_Given exercise_
Print the material below exactly as it stands, please, from its first line to the line holding "const shrubMean = 11.6;", with no pictures.
━━ Recorded information
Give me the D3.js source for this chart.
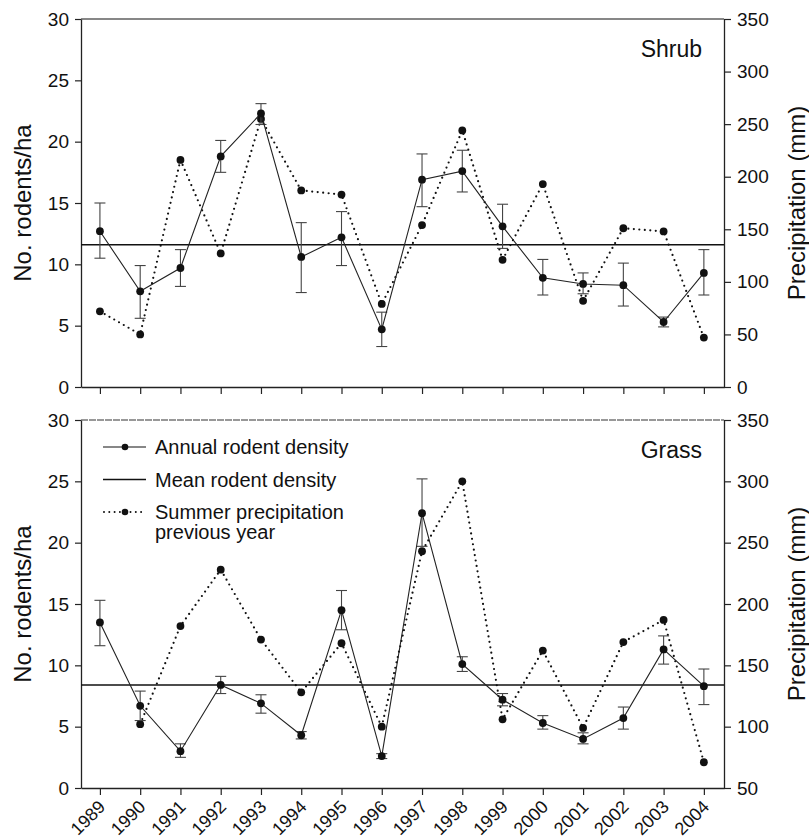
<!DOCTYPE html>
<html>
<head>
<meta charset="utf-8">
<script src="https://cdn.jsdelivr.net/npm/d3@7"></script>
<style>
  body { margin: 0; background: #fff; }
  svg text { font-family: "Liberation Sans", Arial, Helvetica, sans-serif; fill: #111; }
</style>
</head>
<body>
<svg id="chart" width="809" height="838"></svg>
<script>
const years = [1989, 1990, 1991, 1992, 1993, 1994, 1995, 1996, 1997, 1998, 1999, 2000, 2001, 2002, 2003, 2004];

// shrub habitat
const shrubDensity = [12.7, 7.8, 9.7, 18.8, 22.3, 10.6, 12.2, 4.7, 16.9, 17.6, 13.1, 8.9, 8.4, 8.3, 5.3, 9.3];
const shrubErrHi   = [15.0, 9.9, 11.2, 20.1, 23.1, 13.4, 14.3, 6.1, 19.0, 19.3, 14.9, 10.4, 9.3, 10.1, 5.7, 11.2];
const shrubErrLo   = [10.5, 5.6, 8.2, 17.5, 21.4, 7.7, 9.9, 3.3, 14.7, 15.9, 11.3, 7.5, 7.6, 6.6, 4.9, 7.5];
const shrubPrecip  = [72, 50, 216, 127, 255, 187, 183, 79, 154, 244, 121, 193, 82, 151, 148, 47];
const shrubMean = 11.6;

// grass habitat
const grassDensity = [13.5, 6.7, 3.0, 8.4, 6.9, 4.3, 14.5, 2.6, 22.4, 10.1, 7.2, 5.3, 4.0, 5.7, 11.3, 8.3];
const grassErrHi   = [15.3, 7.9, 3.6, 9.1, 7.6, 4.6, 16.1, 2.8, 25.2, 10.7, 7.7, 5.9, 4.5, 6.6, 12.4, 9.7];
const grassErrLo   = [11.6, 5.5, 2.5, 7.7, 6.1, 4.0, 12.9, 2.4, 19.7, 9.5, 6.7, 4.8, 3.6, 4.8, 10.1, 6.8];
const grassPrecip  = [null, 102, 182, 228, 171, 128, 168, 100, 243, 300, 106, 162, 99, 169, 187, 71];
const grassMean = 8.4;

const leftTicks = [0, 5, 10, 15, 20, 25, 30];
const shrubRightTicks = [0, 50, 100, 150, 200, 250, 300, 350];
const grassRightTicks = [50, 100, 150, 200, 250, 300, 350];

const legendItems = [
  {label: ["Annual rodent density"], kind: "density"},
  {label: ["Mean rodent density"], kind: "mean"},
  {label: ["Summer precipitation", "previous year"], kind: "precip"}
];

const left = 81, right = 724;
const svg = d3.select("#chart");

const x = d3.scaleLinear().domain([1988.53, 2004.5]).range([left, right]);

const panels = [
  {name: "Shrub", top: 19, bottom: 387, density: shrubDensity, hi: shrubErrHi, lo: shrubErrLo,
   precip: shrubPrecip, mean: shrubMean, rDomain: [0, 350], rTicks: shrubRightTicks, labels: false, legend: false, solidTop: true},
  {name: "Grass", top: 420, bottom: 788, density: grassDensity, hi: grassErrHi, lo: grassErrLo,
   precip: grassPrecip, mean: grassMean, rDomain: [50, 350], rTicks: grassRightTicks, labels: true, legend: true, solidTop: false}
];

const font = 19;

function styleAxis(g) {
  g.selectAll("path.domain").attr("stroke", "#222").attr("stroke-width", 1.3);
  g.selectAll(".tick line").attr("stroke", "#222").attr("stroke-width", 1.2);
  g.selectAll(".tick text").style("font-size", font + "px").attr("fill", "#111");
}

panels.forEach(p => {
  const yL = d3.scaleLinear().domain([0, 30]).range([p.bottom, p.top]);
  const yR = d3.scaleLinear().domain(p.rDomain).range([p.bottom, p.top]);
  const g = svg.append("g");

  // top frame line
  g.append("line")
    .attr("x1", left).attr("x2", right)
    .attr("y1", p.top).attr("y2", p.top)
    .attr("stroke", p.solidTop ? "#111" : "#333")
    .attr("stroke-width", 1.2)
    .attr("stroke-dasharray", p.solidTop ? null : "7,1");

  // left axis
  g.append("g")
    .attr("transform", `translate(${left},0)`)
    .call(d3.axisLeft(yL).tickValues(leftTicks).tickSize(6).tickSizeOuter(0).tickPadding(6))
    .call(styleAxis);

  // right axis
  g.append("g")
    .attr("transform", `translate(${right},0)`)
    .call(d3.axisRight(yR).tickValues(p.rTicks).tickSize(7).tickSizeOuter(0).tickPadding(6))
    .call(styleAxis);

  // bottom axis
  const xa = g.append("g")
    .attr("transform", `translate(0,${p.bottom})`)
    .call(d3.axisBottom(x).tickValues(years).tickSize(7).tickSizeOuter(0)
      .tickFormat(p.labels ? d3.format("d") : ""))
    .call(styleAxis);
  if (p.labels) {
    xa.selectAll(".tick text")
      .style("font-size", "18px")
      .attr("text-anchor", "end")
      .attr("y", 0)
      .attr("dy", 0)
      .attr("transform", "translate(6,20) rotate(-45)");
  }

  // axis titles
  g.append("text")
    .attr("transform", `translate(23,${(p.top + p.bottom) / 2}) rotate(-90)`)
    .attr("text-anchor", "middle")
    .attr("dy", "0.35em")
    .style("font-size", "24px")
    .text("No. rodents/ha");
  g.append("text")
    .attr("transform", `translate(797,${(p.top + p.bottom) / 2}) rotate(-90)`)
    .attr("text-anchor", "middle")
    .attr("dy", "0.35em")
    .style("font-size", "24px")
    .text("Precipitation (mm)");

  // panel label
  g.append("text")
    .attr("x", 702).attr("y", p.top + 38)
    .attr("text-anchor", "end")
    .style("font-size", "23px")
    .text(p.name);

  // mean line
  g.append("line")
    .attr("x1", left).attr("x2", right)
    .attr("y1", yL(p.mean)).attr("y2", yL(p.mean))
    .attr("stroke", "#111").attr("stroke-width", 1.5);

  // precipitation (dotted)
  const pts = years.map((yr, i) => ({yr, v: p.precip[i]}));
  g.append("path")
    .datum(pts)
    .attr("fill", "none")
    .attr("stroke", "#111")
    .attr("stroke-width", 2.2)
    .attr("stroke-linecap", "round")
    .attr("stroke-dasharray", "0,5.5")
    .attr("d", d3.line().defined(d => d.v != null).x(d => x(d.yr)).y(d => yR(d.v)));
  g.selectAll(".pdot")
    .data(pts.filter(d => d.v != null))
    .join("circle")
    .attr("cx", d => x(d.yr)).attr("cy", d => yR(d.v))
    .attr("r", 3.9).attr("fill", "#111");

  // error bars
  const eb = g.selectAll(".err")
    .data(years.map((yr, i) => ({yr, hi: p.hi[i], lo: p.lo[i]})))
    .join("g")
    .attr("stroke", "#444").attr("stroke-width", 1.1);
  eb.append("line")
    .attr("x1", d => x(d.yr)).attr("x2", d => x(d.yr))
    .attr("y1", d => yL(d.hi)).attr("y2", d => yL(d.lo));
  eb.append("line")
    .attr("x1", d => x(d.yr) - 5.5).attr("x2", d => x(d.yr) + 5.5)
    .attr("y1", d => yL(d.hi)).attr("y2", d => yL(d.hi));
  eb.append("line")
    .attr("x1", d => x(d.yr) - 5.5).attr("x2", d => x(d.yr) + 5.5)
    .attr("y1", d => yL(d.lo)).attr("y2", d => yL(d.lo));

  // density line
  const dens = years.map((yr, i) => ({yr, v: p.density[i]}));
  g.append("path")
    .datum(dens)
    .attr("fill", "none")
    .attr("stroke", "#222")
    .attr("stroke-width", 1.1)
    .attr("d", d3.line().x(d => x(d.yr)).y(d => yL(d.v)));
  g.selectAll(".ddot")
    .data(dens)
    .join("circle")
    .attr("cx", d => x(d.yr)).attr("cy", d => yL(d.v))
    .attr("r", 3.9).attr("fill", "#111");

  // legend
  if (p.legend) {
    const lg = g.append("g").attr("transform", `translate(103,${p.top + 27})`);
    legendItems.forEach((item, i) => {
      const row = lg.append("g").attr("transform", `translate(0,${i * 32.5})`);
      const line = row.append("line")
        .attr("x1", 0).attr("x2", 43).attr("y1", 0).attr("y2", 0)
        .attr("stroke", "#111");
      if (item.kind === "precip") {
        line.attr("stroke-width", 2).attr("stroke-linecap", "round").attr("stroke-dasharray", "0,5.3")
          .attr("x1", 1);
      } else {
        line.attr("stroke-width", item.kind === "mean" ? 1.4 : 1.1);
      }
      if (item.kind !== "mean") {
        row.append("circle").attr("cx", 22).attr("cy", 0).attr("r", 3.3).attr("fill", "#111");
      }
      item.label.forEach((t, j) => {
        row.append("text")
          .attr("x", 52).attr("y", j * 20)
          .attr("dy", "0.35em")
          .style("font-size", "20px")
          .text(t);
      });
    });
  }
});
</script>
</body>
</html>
━━━━
_Problem solution_
Give me the D3.js source for this chart.
<!DOCTYPE html>
<html>
<head>
<meta charset="utf-8">
<script src="https://cdn.jsdelivr.net/npm/d3@7"></script>
<style>
  body { margin: 0; background: #fff; }
  svg text { font-family: "Liberation Sans", Arial, Helvetica, sans-serif; fill: #111; }
</style>
</head>
<body>
<svg id="chart" width="809" height="838"></svg>
<script>
const years = [1989, 1990, 1991, 1992, 1993, 1994, 1995, 1996, 1997, 1998, 1999, 2000, 2001, 2002, 2003, 2004];

// shrub habitat
const shrubDensity = [12.7, 7.8, 9.7, 18.8, 22.3, 10.6, 12.2, 4.7, 16.9, 17.6, 13.1, 8.9, 8.4, 8.3, 5.3, 9.3];
const shrubErrHi   = [15.0, 9.9, 11.2, 20.1, 23.1, 13.4, 14.3, 6.1, 19.0, 19.3, 14.9, 10.4, 9.3, 10.1, 5.7, 11.2];
const shrubErrLo   = [10.5, 5.6, 8.2, 17.5, 21.4, 7.7, 9.9, 3.3, 14.7, 15.9, 11.3, 7.5, 7.6, 6.6, 4.9, 7.5];
const shrubPrecip  = [72, 50, 216, 127, 255, 187, 183, 79, 154, 244, 121, 193, 82, 151, 148, 47];
const shrubMean = 11.6;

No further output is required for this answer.